Given exercise: Copy the listing verbatim, excluding any images found in it.

— BEGIN —

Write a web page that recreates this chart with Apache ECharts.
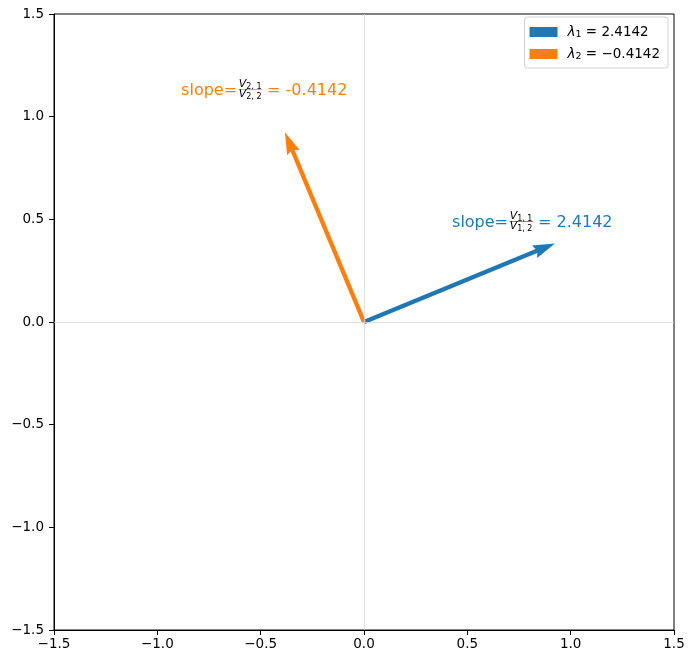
<!DOCTYPE html>
<html>
<head>
<meta charset="utf-8">
<script src="https://cdn.jsdelivr.net/npm/echarts@6/dist/echarts.min.js"></script>
<style>
  html, body { margin: 0; padding: 0; background: #fff; }
  #chart { width: 694px; height: 664px; }
</style>
</head>
<body>
<div id="chart"></div>
<script>
// eigen decomposition results
const lambdas = [2.4142, -0.4142]
const vecX = [0.9239, -0.3827]
const vecY = [0.3827, 0.9239]
const slopeText = ['2.4142', '-0.4142']
const seriesNames = ['λ1', 'λ2']
const ticks = [-1.5, -1.0, -0.5, 0.0, 0.5, 1.0, 1.5]

const colors = ['#1f77b4', '#ff7f0e']
const FONT = 'DejaVu Sans'
// where each slope label starts (left edge, baseline), data coords
const labelAnchor = [[0.426, 0.458], [-0.885, 1.10]]

const minus = s => String(s).replace('-', '\u2212')

// quiver-like arrow, sizes in px
const SHAFT = 4.4, HEAD_W = 13.5, HEAD_L = 22, HEAD_AX = 20

const subRich = color => ({
  v: { fontFamily: FONT, fontSize: 11, fontStyle: 'italic', color, lineHeight: 13, verticalAlign: 'middle' },
  s: { fontFamily: FONT, fontSize: 8, color, lineHeight: 8, verticalAlign: 'bottom' }
})

const makeRender = idx => (params, api) => {
  const p0 = api.coord([api.value(0), api.value(1)])
  const p1 = api.coord([api.value(2), api.value(3)])
  const dx = p1[0] - p0[0], dy = p1[1] - p0[1]
  const len = Math.hypot(dx, dy)
  const ux = dx / len, uy = dy / len
  const nx = -uy, ny = ux
  const pt = (a, b) => [p0[0] + ux * a + nx * b, p0[1] + uy * a + ny * b]
  const color = api.visual('color')

  const arrow = {
    type: 'polygon',
    shape: {
      points: [
        pt(0, -SHAFT / 2),
        pt(len - HEAD_AX, -SHAFT / 2),
        pt(len - HEAD_L, -HEAD_W / 2),
        pt(len, 0),
        pt(len - HEAD_L, HEAD_W / 2),
        pt(len - HEAD_AX, SHAFT / 2),
        pt(0, SHAFT / 2)
      ]
    },
    style: { fill: color }
  }

  const [bx, by] = api.coord(labelAnchor[idx])
  const k = idx + 1
  const main = '16px "' + FONT + '"'
  const label = [
    { type: 'text', style: { x: bx, y: by - 5, text: 'slope=', font: main, fill: color, align: 'left', verticalAlign: 'middle' } },
    { type: 'text', style: { x: bx + 69, y: by - 12, text: `{v|V}{s|${k}, 1}`, rich: subRich(color), align: 'center', verticalAlign: 'middle' } },
    { type: 'line', shape: { x1: bx + 57.5, y1: by - 6.5, x2: bx + 81, y2: by - 6.5 }, style: { stroke: color, lineWidth: 0.8 } },
    { type: 'text', style: { x: bx + 69, y: by - 1.5, text: `{v|V}{s|${k}, 2}`, rich: subRich(color), align: 'center', verticalAlign: 'middle' } },
    { type: 'text', style: { x: bx + 86, y: by - 5, text: '= ' + slopeText[idx], font: main, fill: color, align: 'left', verticalAlign: 'middle' } }
  ]

  return { type: 'group', children: [arrow, ...label] }
}

const axisCommon = {
  type: 'value',
  min: -1.5,
  max: 1.5,
  interval: 0.5,
  splitLine: { show: false },
  axisLine: { show: true, onZero: false, lineStyle: { color: '#000', width: 1 } },
  axisTick: { show: true, inside: false, length: 5, lineStyle: { color: '#000', width: 1 } },
  axisLabel: {
    color: '#000',
    fontFamily: FONT,
    fontSize: 13.5,
    formatter: v => minus(v.toFixed(1))
  }
}

const vectorSeries = seriesNames.map((name, i) => ({
  name,
  type: 'custom',
  z: 3,
  itemStyle: { color: colors[i] },
  dimensions: ['x0', 'y0', 'x1', 'y1'],
  encode: { x: [0, 2], y: [1, 3] },
  renderItem: makeRender(i),
  data: [[0, 0, vecX[i], vecY[i]]],
  silent: true
}))

const option = {
  animation: false,
  backgroundColor: '#fff',
  grid: { left: 54, right: 20, top: 14, bottom: 34, show: true, borderColor: '#000', borderWidth: 1, backgroundColor: 'transparent' },
  xAxis: { ...axisCommon, axisLabel: { ...axisCommon.axisLabel, margin: 7 } },
  yAxis: { ...axisCommon, axisLabel: { ...axisCommon.axisLabel, margin: 10 } },
  legend: {
    right: 26,
    top: 17,
    orient: 'vertical',
    icon: 'rect',
    itemWidth: 28,
    itemHeight: 10,
    itemGap: 6,
    padding: [7, 8, 6, 5],
    backgroundColor: '#fff',
    borderColor: '#d0d0d0',
    borderWidth: 1,
    borderRadius: 3,
    selectedMode: false,
    data: seriesNames,
    formatter: name => {
      const i = seriesNames.indexOf(name)
      return `{l|λ}{s|${i + 1}}{t| = ${minus(lambdas[i])}}`
    },
    textStyle: {
      color: '#000',
      lineHeight: 16,
      rich: {
        l: { fontFamily: FONT, fontSize: 13.5, fontStyle: 'italic', color: '#000', lineHeight: 16, padding: [0, 0, 0, 5] },
        s: { fontFamily: FONT, fontSize: 9.5, color: '#000', lineHeight: 9, verticalAlign: 'bottom' },
        t: { fontFamily: FONT, fontSize: 13.5, color: '#000', lineHeight: 16 }
      }
    }
  },
  series: [
    {
      type: 'line',
      data: [],
      z: 1,
      silent: true,
      markLine: {
        silent: true,
        symbol: 'none',
        animation: false,
        label: { show: false },
        lineStyle: { color: '#d8d8d8', width: 0.8, type: 'solid' },
        data: [{ xAxis: 0 }, { yAxis: 0 }]
      }
    },
    ...vectorSeries
  ]
}

const chart = echarts.init(document.getElementById('chart'), null, { renderer: 'canvas' })
chart.setOption(option)
</script>
</body>
</html>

— END —

Solution:
Write a web page that recreates this chart with Apache ECharts.
<!DOCTYPE html>
<html>
<head>
<meta charset="utf-8">
<script src="https://cdn.jsdelivr.net/npm/echarts@6/dist/echarts.min.js"></script>
<style>
  html, body { margin: 0; padding: 0; background: #fff; }
  #chart { width: 694px; height: 664px; }
</style>
</head>
<body>
<div id="chart"></div>
<script>
// eigen decomposition results
const lambdas = [2.4142, -0.4142]
const vecX = [0.9239, -0.3827]
const vecY = [0.3827, 0.9239]
const slopeText = ['2.4142', '-0.4142']
const seriesNames = ['λ1', 'λ2']
const ticks = [-1.5, -1.0, -0.5, 0.0, 0.5, 1.0, 1.5]

const colors = ['#1f77b4', '#ff7f0e']
const FONT = 'DejaVu Sans'
// where each slope label starts (left edge, baseline), data coords
const labelAnchor = [[0.426, 0.458], [-0.885, 1.10]]

const minus = s => String(s).replace('-', '\u2212')

// quiver-like arrow, sizes in px
const SHAFT = 4.4, HEAD_W = 13.5, HEAD_L = 22, HEAD_AX = 20

const subRich = color => ({
  v: { fontFamily: FONT, fontSize: 11, fontStyle: 'italic', color, lineHeight: 13, verticalAlign: 'middle' },
  s: { fontFamily: FONT, fontSize: 8, color, lineHeight: 8, verticalAlign: 'bottom' }
})

const makeRender = idx => (params, api) => {
  const p0 = api.coord([api.value(0), api.value(1)])
  const p1 = api.coord([api.value(2), api.value(3)])
  const dx = p1[0] - p0[0], dy = p1[1] - p0[1]
  const len = Math.hypot(dx, dy)
  const ux = dx / len, uy = dy / len
  const nx = -uy, ny = ux
  const pt = (a, b) => [p0[0] + ux * a + nx * b, p0[1] + uy * a + ny * b]
  const color = api.visual('color')

  const arrow = {
    type: 'polygon',
    shape: {
      points: [
        pt(0, -SHAFT / 2),
        pt(len - HEAD_AX, -SHAFT / 2),
        pt(len - HEAD_L, -HEAD_W / 2),
        pt(len, 0),
        pt(len - HEAD_L, HEAD_W / 2),
        pt(len - HEAD_AX, SHAFT / 2),
        pt(0, SHAFT / 2)
      ]
    },
    style: { fill: color }
  }

  const [bx, by] = api.coord(labelAnchor[idx])
  const k = idx + 1
  const main = '16px "' + FONT + '"'
  const label = [
    { type: 'text', style: { x: bx, y: by - 5, text: 'slope=', font: main, fill: color, align: 'left', verticalAlign: 'middle' } },
    { type: 'text', style: { x: bx + 69, y: by - 12, text: `{v|V}{s|${k}, 1}`, rich: subRich(color), align: 'center', verticalAlign: 'middle' } },
    { type: 'line', shape: { x1: bx + 57.5, y1: by - 6.5, x2: bx + 81, y2: by - 6.5 }, style: { stroke: color, lineWidth: 0.8 } },
    { type: 'text', style: { x: bx + 69, y: by - 1.5, text: `{v|V}{s|${k}, 2}`, rich: subRich(color), align: 'center', verticalAlign: 'middle' } },
    { type: 'text', style: { x: bx + 86, y: by - 5, text: '= ' + slopeText[idx], font: main, fill: color, align: 'left', verticalAlign: 'middle' } }
  ]

  return { type: 'group', children: [arrow, ...label] }
}

const axisCommon = {
  type: 'value',
  min: -1.5,
  max: 1.5,
  interval: 0.5,
  splitLine: { show: false },
  axisLine: { show: true, onZero: false, lineStyle: { color: '#000', width: 1 } },
  axisTick: { show: true, inside: false, length: 5, lineStyle: { color: '#000', width: 1 } },
  axisLabel: {
    color: '#000',
    fontFamily: FONT,
    fontSize: 13.5,
    formatter: v => minus(v.toFixed(1))
  }
}

const vectorSeries = seriesNames.map((name, i) => ({
  name,
  type: 'custom',
  z: 3,
  itemStyle: { color: colors[i] },
  dimensions: ['x0', 'y0', 'x1', 'y1'],
  encode: { x: [0, 2], y: [1, 3] },
  renderItem: makeRender(i),
  data: [[0, 0, vecX[i], vecY[i]]],
  silent: true
}))

const option = {
  animation: false,
  backgroundColor: '#fff',
  grid: { left: 54, right: 20, top: 14, bottom: 34, show: true, borderColor: '#000', borderWidth: 1, backgroundColor: 'transparent' },
  xAxis: { ...axisCommon, axisLabel: { ...axisCommon.axisLabel, margin: 7 } },
  yAxis: { ...axisCommon, axisLabel: { ...axisCommon.axisLabel, margin: 10 } },
  legend: {
    right: 26,
    top: 17,
    orient: 'vertical',
    icon: 'rect',
    itemWidth: 28,
    itemHeight: 10,
    itemGap: 6,
    padding: [7, 8, 6, 5],
    backgroundColor: '#fff',
    borderColor: '#d0d0d0',
    borderWidth: 1,
    borderRadius: 3,
    selectedMode: false,
    data: seriesNames,
    formatter: name => {
      const i = seriesNames.indexOf(name)
      return `{l|λ}{s|${i + 1}}{t| = ${minus(lambdas[i])}}`
    },
    textStyle: {
      color: '#000',
      lineHeight: 16,
      rich: {
        l: { fontFamily: FONT, fontSize: 13.5, fontStyle: 'italic', color: '#000', lineHeight: 16, padding: [0, 0, 0, 5] },
        s: { fontFamily: FONT, fontSize: 9.5, color: '#000', lineHeight: 9, verticalAlign: 'bottom' },
        t: { fontFamily: FONT, fontSize: 13.5, color: '#000', lineHeight: 16 }
      }
    }
  },
  series: [
    {
      type: 'line',
      data: [],
      z: 1,
      silent: true,
      markLine: {
        silent: true,
        symbol: 'none',
        animation: false,
        label: { show: false },
        lineStyle: { color: '#d8d8d8', width: 0.8, type: 'solid' },
        data: [{ xAxis: 0 }, { yAxis: 0 }]
      }
    },
    ...vectorSeries
  ]
}

const chart = echarts.init(document.getElementById('chart'), null, { renderer: 'canvas' })
chart.setOption(option)
</script>
</body>
</html>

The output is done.